To provide access and excellence in postsecondary education an institution requires an
effective placement program which assesses basic skills and places students in appropriate
coursework levels at the beginning of their college careers (Smittle, 1993). The ability of college
placement tests to serve as reliable and valid indices of academic preparedness and to assist the
decision-making processes regarding placement in or exemption from remedial coursework, and
selection of appropriate classroom curriculum, ultimately depends on the meaning and usefulness
of the information the tests convey. The present study assesses and improves the usefulness of a
widely used test, the College Board's Computerized Placement Test in Reading Comprehension
(CPT-R), by examining its criterion-related validity in terms of both cut-off scores and their
correspondence to grade-level reading ability. The study provides information to assist
administrators and developmental-reading instructors in coordinating course content with student
skills proficiencies.
Norm-referenced tests, such as the Scholastic Aptitude Test (SAT), American College Test
(ACT), and Graduate Record Exam (GRE), as well as the College Board's Computerized
Placement Tests (CPTs) have high levels of statistical reliability, and content and construct
validity. A test or measure which is statistically reliable has been found to have a statistically
acceptable degree of accuracy or consistency in the assessment of a subject's performance when
the subject is reexamined with the same test or with sets of equivalent items (Aron & Aron, 1994;
Anastasi & Urbina, 1997). CPT-R scores have been found to be accurate in repeated tests, and
consistent across items (College Entrance Examination Board, 1986).

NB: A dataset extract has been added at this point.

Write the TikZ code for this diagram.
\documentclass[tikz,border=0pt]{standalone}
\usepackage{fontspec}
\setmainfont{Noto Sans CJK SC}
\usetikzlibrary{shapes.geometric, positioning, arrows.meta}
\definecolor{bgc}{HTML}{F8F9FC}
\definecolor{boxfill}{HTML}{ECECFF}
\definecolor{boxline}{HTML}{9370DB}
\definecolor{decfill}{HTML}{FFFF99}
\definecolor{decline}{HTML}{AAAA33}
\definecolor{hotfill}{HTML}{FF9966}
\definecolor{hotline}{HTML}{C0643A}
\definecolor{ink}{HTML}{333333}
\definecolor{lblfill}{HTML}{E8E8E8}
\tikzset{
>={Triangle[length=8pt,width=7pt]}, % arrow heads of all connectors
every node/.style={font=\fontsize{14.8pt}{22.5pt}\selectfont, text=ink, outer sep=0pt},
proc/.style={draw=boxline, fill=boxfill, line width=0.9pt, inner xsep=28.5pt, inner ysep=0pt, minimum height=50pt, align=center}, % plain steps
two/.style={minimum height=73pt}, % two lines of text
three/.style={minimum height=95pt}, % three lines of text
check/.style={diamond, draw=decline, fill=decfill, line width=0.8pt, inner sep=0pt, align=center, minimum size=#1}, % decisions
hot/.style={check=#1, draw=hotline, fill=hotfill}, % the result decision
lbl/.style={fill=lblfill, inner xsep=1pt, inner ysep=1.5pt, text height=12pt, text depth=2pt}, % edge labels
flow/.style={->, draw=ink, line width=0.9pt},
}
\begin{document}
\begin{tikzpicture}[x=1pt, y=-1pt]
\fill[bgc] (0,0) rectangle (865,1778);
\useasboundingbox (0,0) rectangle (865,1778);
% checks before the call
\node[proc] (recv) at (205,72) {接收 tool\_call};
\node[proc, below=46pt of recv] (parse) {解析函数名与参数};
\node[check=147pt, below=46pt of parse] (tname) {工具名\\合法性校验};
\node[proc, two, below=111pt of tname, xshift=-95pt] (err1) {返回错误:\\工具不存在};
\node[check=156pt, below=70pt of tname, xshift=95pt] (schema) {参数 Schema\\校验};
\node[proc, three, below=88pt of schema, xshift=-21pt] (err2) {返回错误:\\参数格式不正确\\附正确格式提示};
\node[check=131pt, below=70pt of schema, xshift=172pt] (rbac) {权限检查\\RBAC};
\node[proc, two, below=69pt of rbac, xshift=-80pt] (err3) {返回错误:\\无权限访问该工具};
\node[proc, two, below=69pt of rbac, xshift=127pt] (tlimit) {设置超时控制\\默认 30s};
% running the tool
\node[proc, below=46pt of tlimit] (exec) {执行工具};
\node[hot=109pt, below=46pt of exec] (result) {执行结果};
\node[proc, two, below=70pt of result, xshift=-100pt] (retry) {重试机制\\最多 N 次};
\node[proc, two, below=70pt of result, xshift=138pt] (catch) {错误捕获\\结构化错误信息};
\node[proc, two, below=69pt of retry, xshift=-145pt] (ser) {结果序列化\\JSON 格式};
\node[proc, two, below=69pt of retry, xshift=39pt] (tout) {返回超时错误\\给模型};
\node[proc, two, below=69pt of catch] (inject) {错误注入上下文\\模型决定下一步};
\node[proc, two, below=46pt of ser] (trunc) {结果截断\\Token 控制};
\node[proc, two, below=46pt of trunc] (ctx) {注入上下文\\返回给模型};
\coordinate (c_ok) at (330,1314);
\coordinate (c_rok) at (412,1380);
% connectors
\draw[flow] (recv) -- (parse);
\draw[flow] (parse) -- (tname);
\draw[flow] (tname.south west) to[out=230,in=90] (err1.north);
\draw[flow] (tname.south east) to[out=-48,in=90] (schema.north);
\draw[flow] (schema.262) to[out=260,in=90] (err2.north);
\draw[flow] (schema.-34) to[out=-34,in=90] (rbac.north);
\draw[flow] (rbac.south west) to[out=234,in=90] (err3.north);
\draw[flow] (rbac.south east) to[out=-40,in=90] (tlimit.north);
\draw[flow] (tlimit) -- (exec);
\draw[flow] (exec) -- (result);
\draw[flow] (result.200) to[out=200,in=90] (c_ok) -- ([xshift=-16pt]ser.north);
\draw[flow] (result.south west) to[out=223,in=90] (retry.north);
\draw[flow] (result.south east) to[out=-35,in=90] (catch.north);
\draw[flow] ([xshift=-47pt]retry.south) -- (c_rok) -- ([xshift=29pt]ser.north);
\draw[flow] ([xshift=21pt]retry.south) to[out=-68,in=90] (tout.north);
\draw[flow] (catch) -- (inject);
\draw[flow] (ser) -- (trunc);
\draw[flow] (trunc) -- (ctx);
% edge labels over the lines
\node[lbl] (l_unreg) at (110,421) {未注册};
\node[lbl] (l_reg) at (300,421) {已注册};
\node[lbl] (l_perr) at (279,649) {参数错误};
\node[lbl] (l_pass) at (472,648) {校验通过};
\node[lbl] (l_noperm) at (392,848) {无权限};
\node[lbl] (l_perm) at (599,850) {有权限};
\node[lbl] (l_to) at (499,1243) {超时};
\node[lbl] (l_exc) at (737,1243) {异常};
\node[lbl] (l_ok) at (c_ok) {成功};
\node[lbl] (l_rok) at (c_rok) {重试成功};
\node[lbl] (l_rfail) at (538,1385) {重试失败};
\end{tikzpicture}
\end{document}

Content and construct validity result when a measure contains a representative sample of the
domain, in this case subject area, it claims to measure (Aron & Aron, 1994; Anastasi & Urbina,
1997). Ideally, content and construct validity are built into a measure as it is constructed through
selection of appropriate items. Items on the CPT-R were selected by reading specialists from a
larger group of items assembled by an advisory committee of experts in the field of reading.

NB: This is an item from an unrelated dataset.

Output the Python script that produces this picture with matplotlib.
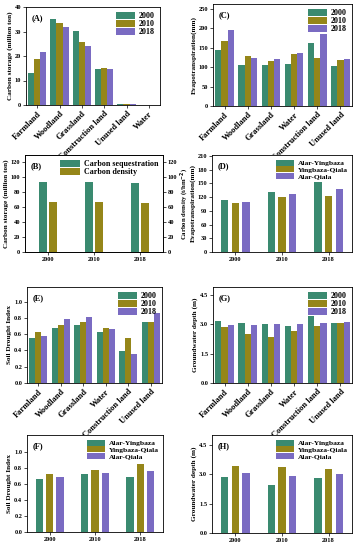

These specialists defined the chosen set of items as representative of college level skills in the
subject area of reading, thus the CPT-R is said to have content and construct validity.

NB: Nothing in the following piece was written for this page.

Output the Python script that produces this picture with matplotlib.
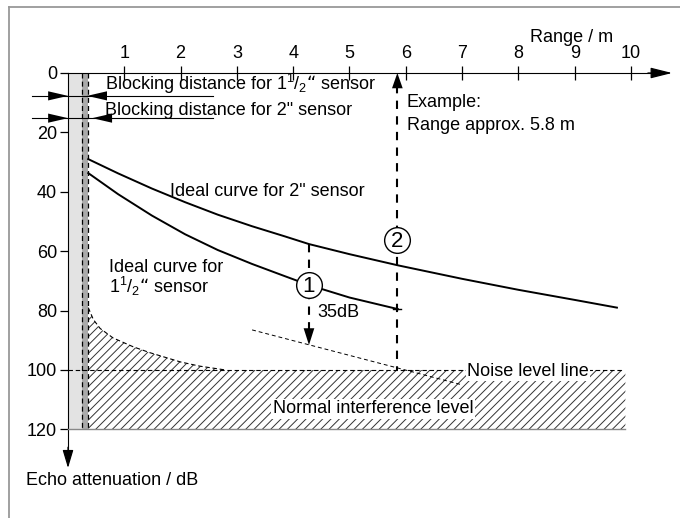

Nevertheless, norm-referenced tests, including the CPT-R, reveal little more about the test-takers
than their relative position on the score distribution.
The CPT-R is used to guide reading skills related placement decisions at 350 colleges and
universities nationwide. Suffolk County Community College (SCCC) administers the CPT-R to
approximately 5,000 students each year. Yet, despite its widespread use, the criterion related
validity of the CPT-R has not been thoroughly examined.
Criterion-related validity represents performance in relation to particular tasks, or discrete
cognitive or behavioral objectives. Measures of concurrent validity, the degree to which scores on
two or more measures directly measure the same thing, and predictive validity, the degree to
which scores predict performance, or both, determine criterion-related validity (Aron & Aron,
1994; Anastasi, 1982; Anastasi & Urbina, 1997). Thus, the CPT-R's concurrent validity is
measured by the degree to which scores on the test correlate with other tests purported to measure
reading skills. Similarly, the predictive validity of the CPT-R is measured by the degree to which
scores on the test accurately predict future reading performance. The concurrent validity of the
CPT-R or its predictive validity, or both most comprehensively, determine the level of
criterion-related validity of this test. Only when sufficient criterion-related validity has been
established, and points on the CPT-R's score continuum can be reliably equated to some relevant
cognitive or behavioral skill, can the test user appropriately deploy the assessment tool to make
placement and curriculum decisions. Further research is required to establish the criterion-related
validity of college placement tests, including the CPT-R.
Evidence has been accumulating in support of the CPT-R's criterion-related validity. Sammon's
(1988) study of the concurrent validity of the New Jersey College Basic Skills Placement Test in
Reading (New Jersey Basic Skills Council, 1987), a paper and pencil predecessor to the College
Entrance Examination Board's (CEEB) CPT-R (CPT-R; CEEB, 1990; Smittle, 1993) , reported
significant correlations (r = .77 and r = .653) between the Degrees of Reading Power test (DRP)
and the New Jersey test employing two independent samples of college students. This established
the criterion-related validity of the New Jersey College Basic Skills Placement Test in Reading.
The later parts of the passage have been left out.